> [Requirements] Below is a listing; restate from it, character for character, the lines beginning at the line holding "Convert this chart to matplotlib code." and ending at the line holding "import numpy as np", both included.

━━ Material for the task ━━

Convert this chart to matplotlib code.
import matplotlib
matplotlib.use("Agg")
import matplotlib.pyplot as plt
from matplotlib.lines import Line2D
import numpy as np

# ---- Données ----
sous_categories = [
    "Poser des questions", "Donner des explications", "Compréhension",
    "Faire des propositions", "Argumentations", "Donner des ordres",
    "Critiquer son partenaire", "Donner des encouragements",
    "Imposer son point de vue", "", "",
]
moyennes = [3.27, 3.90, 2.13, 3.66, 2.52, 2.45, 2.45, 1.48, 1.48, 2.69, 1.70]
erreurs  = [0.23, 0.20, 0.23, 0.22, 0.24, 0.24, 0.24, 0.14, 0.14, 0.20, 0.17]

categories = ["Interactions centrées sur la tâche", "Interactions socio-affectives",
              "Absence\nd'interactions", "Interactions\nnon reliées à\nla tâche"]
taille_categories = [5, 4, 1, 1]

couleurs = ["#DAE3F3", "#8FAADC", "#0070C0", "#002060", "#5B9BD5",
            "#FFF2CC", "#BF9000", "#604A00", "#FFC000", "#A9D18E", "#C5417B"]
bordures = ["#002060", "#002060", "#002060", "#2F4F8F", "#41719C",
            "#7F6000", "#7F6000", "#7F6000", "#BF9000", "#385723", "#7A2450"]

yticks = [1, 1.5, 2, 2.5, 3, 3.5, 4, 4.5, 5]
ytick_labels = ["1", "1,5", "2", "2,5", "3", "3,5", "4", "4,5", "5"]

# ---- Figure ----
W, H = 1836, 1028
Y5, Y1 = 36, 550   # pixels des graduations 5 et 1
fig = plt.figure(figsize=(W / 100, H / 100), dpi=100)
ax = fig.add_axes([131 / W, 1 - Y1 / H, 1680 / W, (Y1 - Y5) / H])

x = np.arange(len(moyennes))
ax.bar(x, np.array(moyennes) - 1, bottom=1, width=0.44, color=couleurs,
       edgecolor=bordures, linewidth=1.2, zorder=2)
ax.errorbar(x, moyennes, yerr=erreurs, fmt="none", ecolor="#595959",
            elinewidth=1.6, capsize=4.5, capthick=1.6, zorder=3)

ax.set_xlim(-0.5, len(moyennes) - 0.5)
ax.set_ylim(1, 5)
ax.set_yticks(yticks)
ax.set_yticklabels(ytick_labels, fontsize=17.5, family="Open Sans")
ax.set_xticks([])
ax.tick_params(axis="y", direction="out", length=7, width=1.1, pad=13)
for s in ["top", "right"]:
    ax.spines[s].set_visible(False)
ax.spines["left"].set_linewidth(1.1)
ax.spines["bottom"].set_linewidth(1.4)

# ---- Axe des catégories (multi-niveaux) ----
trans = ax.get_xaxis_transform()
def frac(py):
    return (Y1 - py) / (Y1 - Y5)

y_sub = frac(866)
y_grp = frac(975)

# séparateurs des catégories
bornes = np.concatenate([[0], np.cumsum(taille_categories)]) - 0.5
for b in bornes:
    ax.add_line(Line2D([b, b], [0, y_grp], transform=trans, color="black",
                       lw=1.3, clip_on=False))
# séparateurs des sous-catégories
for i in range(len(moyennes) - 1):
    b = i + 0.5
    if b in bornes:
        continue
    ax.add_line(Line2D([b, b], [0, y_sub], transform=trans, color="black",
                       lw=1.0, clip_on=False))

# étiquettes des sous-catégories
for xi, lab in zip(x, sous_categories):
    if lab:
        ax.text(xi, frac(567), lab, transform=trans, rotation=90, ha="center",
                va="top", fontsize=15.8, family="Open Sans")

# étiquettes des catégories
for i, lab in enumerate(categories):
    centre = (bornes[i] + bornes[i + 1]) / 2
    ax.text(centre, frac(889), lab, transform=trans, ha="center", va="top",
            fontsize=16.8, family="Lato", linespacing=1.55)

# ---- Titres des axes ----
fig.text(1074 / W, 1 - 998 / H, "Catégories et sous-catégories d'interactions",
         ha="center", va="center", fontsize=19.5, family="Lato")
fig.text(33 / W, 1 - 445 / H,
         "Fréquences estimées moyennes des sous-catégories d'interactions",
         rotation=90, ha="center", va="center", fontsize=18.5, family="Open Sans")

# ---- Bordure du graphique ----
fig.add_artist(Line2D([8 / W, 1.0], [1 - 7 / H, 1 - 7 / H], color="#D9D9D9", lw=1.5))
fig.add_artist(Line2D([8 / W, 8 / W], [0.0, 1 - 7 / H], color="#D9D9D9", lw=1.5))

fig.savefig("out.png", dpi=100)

━━━
━━ Material for the task ━━

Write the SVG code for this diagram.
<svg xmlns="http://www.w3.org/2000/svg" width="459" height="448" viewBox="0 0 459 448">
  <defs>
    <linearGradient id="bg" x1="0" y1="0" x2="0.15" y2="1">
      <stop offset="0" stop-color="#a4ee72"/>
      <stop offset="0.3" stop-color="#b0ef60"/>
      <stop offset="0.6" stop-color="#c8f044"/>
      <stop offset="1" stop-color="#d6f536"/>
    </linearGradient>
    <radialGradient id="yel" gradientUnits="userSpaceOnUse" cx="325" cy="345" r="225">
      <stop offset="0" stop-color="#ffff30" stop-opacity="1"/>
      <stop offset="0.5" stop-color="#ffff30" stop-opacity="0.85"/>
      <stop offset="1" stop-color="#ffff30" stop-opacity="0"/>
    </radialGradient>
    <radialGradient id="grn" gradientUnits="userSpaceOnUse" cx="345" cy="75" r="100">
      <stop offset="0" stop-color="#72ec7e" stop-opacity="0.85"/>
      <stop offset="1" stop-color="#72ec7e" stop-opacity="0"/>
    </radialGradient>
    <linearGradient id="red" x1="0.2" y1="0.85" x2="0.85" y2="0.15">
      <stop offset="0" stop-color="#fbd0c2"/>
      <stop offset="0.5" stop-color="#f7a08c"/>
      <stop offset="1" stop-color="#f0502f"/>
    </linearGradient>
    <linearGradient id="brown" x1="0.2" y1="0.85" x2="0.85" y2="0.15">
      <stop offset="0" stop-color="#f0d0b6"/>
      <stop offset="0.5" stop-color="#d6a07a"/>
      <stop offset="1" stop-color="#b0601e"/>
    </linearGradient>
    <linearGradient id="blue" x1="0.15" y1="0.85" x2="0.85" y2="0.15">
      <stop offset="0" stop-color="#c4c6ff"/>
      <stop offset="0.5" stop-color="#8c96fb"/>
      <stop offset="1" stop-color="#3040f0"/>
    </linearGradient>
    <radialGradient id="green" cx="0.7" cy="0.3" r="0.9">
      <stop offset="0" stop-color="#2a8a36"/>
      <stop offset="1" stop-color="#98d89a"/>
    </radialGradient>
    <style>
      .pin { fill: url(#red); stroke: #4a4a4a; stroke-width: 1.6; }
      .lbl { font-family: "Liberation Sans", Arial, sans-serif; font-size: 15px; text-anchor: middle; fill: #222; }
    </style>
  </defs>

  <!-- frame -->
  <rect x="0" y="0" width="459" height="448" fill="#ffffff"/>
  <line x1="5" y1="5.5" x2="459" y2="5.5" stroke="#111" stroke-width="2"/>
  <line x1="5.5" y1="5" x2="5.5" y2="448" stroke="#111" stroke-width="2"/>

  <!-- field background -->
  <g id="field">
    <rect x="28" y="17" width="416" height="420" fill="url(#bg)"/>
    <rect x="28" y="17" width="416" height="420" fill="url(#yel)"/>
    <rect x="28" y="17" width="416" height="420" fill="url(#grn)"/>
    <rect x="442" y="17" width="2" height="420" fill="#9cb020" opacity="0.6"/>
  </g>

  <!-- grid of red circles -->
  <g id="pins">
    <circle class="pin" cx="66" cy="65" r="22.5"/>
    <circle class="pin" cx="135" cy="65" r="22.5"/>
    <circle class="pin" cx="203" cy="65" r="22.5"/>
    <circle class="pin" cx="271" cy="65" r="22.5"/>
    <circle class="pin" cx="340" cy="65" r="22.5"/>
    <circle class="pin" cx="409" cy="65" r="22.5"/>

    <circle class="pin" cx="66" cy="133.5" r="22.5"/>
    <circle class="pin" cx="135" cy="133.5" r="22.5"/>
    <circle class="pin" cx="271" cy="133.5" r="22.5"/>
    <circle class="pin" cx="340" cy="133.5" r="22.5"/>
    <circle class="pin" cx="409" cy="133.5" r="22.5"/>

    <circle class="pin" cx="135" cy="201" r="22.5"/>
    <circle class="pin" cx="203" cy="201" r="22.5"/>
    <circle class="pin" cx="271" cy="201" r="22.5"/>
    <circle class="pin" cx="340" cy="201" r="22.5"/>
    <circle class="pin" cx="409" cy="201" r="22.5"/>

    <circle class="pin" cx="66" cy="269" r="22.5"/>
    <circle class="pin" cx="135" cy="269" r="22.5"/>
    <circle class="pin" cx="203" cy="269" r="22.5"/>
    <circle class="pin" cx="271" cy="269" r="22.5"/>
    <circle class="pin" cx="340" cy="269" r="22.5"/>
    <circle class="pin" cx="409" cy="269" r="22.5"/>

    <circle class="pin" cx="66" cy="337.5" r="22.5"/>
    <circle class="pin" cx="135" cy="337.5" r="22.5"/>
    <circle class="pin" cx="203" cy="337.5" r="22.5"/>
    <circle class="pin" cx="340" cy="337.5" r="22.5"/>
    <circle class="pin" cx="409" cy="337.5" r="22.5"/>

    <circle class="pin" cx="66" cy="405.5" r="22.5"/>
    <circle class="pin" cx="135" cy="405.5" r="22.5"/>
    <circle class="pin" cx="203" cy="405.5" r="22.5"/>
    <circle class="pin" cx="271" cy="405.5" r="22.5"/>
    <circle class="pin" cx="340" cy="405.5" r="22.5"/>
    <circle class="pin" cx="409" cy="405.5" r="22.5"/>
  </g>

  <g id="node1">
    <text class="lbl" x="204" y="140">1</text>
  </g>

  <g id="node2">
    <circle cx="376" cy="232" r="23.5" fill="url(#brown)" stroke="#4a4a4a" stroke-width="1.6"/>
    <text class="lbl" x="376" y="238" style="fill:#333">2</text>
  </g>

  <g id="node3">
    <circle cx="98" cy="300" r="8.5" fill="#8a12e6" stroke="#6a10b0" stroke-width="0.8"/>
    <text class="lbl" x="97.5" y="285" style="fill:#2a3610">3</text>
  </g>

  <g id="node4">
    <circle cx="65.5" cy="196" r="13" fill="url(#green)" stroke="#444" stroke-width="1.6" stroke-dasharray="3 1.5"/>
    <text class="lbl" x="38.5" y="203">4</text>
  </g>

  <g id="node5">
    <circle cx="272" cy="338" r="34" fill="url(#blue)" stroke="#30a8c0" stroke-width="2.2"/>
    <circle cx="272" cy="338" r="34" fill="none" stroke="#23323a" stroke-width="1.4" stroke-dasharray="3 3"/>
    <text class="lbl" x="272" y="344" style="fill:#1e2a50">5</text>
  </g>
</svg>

━━━

> [Result for this exercise]
Convert this chart to matplotlib code.
import matplotlib
matplotlib.use("Agg")
import matplotlib.pyplot as plt
from matplotlib.lines import Line2D
import numpy as np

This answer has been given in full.